Word for word, restate every line of the material.

(begin)

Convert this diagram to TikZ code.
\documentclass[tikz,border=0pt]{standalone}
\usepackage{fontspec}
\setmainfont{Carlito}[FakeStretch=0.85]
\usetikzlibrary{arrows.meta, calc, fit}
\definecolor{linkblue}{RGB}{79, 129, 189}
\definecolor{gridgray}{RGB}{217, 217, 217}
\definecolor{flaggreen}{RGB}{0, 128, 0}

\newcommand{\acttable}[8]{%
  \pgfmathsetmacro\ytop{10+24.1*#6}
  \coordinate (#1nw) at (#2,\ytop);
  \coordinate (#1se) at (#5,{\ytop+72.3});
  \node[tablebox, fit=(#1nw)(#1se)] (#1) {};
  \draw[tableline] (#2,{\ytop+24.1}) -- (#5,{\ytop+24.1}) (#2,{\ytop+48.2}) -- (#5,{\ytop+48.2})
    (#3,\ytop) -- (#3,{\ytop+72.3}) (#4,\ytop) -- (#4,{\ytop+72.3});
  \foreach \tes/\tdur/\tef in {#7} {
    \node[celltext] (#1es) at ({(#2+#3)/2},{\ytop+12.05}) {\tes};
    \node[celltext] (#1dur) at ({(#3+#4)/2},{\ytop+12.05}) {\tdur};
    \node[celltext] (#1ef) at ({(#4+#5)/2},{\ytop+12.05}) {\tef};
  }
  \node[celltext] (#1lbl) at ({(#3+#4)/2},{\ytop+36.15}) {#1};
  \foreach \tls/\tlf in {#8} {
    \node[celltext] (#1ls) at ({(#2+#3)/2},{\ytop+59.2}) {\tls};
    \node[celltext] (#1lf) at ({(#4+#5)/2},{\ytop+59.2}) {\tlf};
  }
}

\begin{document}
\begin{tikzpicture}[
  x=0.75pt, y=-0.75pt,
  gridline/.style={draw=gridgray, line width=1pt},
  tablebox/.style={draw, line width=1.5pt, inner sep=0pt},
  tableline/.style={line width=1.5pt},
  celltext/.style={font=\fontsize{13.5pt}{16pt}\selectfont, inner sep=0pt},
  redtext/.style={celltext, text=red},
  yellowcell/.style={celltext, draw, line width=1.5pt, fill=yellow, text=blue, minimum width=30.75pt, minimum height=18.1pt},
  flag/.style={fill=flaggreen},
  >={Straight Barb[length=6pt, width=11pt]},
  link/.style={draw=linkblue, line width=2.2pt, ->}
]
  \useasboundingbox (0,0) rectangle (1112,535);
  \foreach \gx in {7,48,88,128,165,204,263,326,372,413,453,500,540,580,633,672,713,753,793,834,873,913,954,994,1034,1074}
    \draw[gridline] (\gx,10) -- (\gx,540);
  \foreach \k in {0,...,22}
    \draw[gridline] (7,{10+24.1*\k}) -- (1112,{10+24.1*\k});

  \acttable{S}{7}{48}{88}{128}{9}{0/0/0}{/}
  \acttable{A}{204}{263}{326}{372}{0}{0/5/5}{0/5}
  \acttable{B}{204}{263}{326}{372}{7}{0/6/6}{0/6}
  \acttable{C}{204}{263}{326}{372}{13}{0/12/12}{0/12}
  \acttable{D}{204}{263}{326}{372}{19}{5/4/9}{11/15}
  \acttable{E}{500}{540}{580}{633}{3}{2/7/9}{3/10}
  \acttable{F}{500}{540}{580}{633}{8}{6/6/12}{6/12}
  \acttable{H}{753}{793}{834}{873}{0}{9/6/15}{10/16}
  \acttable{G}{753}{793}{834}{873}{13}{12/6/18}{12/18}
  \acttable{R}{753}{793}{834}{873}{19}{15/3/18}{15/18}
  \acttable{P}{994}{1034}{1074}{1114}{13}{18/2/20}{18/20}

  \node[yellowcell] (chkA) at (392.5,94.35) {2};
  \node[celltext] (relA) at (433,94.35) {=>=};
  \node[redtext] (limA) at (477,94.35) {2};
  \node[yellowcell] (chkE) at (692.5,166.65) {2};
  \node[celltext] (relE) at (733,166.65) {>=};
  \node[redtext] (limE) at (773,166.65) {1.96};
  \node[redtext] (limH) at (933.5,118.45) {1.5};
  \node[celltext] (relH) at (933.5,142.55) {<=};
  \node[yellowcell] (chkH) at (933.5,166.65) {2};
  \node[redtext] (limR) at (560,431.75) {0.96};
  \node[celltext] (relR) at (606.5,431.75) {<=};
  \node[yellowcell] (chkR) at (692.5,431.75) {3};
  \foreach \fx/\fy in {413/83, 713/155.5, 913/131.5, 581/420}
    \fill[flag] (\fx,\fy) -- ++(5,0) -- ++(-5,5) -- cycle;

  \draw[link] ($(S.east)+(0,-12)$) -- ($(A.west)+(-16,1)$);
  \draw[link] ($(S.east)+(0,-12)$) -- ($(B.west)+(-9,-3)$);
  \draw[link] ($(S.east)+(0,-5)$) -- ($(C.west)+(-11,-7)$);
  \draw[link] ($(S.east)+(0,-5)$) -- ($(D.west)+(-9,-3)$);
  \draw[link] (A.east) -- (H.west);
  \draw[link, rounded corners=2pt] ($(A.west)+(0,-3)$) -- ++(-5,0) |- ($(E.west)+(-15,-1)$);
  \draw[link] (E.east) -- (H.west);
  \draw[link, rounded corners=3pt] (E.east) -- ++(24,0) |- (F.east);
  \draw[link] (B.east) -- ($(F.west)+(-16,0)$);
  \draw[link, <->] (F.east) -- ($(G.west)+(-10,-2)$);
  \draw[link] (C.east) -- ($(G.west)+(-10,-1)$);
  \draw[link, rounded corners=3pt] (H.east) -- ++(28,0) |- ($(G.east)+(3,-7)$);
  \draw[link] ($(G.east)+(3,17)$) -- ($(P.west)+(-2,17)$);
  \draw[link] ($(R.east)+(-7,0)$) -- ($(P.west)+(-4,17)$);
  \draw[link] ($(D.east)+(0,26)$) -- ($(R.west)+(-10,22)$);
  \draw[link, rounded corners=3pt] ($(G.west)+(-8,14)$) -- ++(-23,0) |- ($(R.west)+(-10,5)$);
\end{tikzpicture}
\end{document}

(end)

FULL ANSWER:
Convert this diagram to TikZ code.
\documentclass[tikz,border=0pt]{standalone}
\usepackage{fontspec}
\setmainfont{Carlito}[FakeStretch=0.85]
\usetikzlibrary{arrows.meta, calc, fit}
\definecolor{linkblue}{RGB}{79, 129, 189}
\definecolor{gridgray}{RGB}{217, 217, 217}
\definecolor{flaggreen}{RGB}{0, 128, 0}

\newcommand{\acttable}[8]{%
  \pgfmathsetmacro\ytop{10+24.1*#6}
  \coordinate (#1nw) at (#2,\ytop);
  \coordinate (#1se) at (#5,{\ytop+72.3});
  \node[tablebox, fit=(#1nw)(#1se)] (#1) {};
  \draw[tableline] (#2,{\ytop+24.1}) -- (#5,{\ytop+24.1}) (#2,{\ytop+48.2}) -- (#5,{\ytop+48.2})
    (#3,\ytop) -- (#3,{\ytop+72.3}) (#4,\ytop) -- (#4,{\ytop+72.3});
  \foreach \tes/\tdur/\tef in {#7} {
    \node[celltext] (#1es) at ({(#2+#3)/2},{\ytop+12.05}) {\tes};
    \node[celltext] (#1dur) at ({(#3+#4)/2},{\ytop+12.05}) {\tdur};
    \node[celltext] (#1ef) at ({(#4+#5)/2},{\ytop+12.05}) {\tef};
  }
  \node[celltext] (#1lbl) at ({(#3+#4)/2},{\ytop+36.15}) {#1};
  \foreach \tls/\tlf in {#8} {
    \node[celltext] (#1ls) at ({(#2+#3)/2},{\ytop+59.2}) {\tls};
    \node[celltext] (#1lf) at ({(#4+#5)/2},{\ytop+59.2}) {\tlf};
  }
}

\begin{document}
\begin{tikzpicture}[
  x=0.75pt, y=-0.75pt,
  gridline/.style={draw=gridgray, line width=1pt},
  tablebox/.style={draw, line width=1.5pt, inner sep=0pt},
  tableline/.style={line width=1.5pt},
  celltext/.style={font=\fontsize{13.5pt}{16pt}\selectfont, inner sep=0pt},
  redtext/.style={celltext, text=red},
  yellowcell/.style={celltext, draw, line width=1.5pt, fill=yellow, text=blue, minimum width=30.75pt, minimum height=18.1pt},
  flag/.style={fill=flaggreen},
  >={Straight Barb[length=6pt, width=11pt]},
  link/.style={draw=linkblue, line width=2.2pt, ->}
]
  \useasboundingbox (0,0) rectangle (1112,535);
  \foreach \gx in {7,48,88,128,165,204,263,326,372,413,453,500,540,580,633,672,713,753,793,834,873,913,954,994,1034,1074}
    \draw[gridline] (\gx,10) -- (\gx,540);
  \foreach \k in {0,...,22}
    \draw[gridline] (7,{10+24.1*\k}) -- (1112,{10+24.1*\k});

  \acttable{S}{7}{48}{88}{128}{9}{0/0/0}{/}
  \acttable{A}{204}{263}{326}{372}{0}{0/5/5}{0/5}
  \acttable{B}{204}{263}{326}{372}{7}{0/6/6}{0/6}
  \acttable{C}{204}{263}{326}{372}{13}{0/12/12}{0/12}
  \acttable{D}{204}{263}{326}{372}{19}{5/4/9}{11/15}
  \acttable{E}{500}{540}{580}{633}{3}{2/7/9}{3/10}
  \acttable{F}{500}{540}{580}{633}{8}{6/6/12}{6/12}
  \acttable{H}{753}{793}{834}{873}{0}{9/6/15}{10/16}
  \acttable{G}{753}{793}{834}{873}{13}{12/6/18}{12/18}
  \acttable{R}{753}{793}{834}{873}{19}{15/3/18}{15/18}
  \acttable{P}{994}{1034}{1074}{1114}{13}{18/2/20}{18/20}

  \node[yellowcell] (chkA) at (392.5,94.35) {2};
  \node[celltext] (relA) at (433,94.35) {=>=};
  \node[redtext] (limA) at (477,94.35) {2};
  \node[yellowcell] (chkE) at (692.5,166.65) {2};
  \node[celltext] (relE) at (733,166.65) {>=};
  \node[redtext] (limE) at (773,166.65) {1.96};
  \node[redtext] (limH) at (933.5,118.45) {1.5};
  \node[celltext] (relH) at (933.5,142.55) {<=};
  \node[yellowcell] (chkH) at (933.5,166.65) {2};
  \node[redtext] (limR) at (560,431.75) {0.96};
  \node[celltext] (relR) at (606.5,431.75) {<=};
  \node[yellowcell] (chkR) at (692.5,431.75) {3};
  \foreach \fx/\fy in {413/83, 713/155.5, 913/131.5, 581/420}
    \fill[flag] (\fx,\fy) -- ++(5,0) -- ++(-5,5) -- cycle;

  \draw[link] ($(S.east)+(0,-12)$) -- ($(A.west)+(-16,1)$);
  \draw[link] ($(S.east)+(0,-12)$) -- ($(B.west)+(-9,-3)$);
  \draw[link] ($(S.east)+(0,-5)$) -- ($(C.west)+(-11,-7)$);
  \draw[link] ($(S.east)+(0,-5)$) -- ($(D.west)+(-9,-3)$);
  \draw[link] (A.east) -- (H.west);
  \draw[link, rounded corners=2pt] ($(A.west)+(0,-3)$) -- ++(-5,0) |- ($(E.west)+(-15,-1)$);
  \draw[link] (E.east) -- (H.west);
  \draw[link, rounded corners=3pt] (E.east) -- ++(24,0) |- (F.east);
  \draw[link] (B.east) -- ($(F.west)+(-16,0)$);
  \draw[link, <->] (F.east) -- ($(G.west)+(-10,-2)$);
  \draw[link] (C.east) -- ($(G.west)+(-10,-1)$);
  \draw[link, rounded corners=3pt] (H.east) -- ++(28,0) |- ($(G.east)+(3,-7)$);
  \draw[link] ($(G.east)+(3,17)$) -- ($(P.west)+(-2,17)$);
  \draw[link] ($(R.east)+(-7,0)$) -- ($(P.west)+(-4,17)$);
  \draw[link] ($(D.east)+(0,26)$) -- ($(R.west)+(-10,22)$);
  \draw[link, rounded corners=3pt] ($(G.west)+(-8,14)$) -- ++(-23,0) |- ($(R.west)+(-10,5)$);
\end{tikzpicture}
\end{document}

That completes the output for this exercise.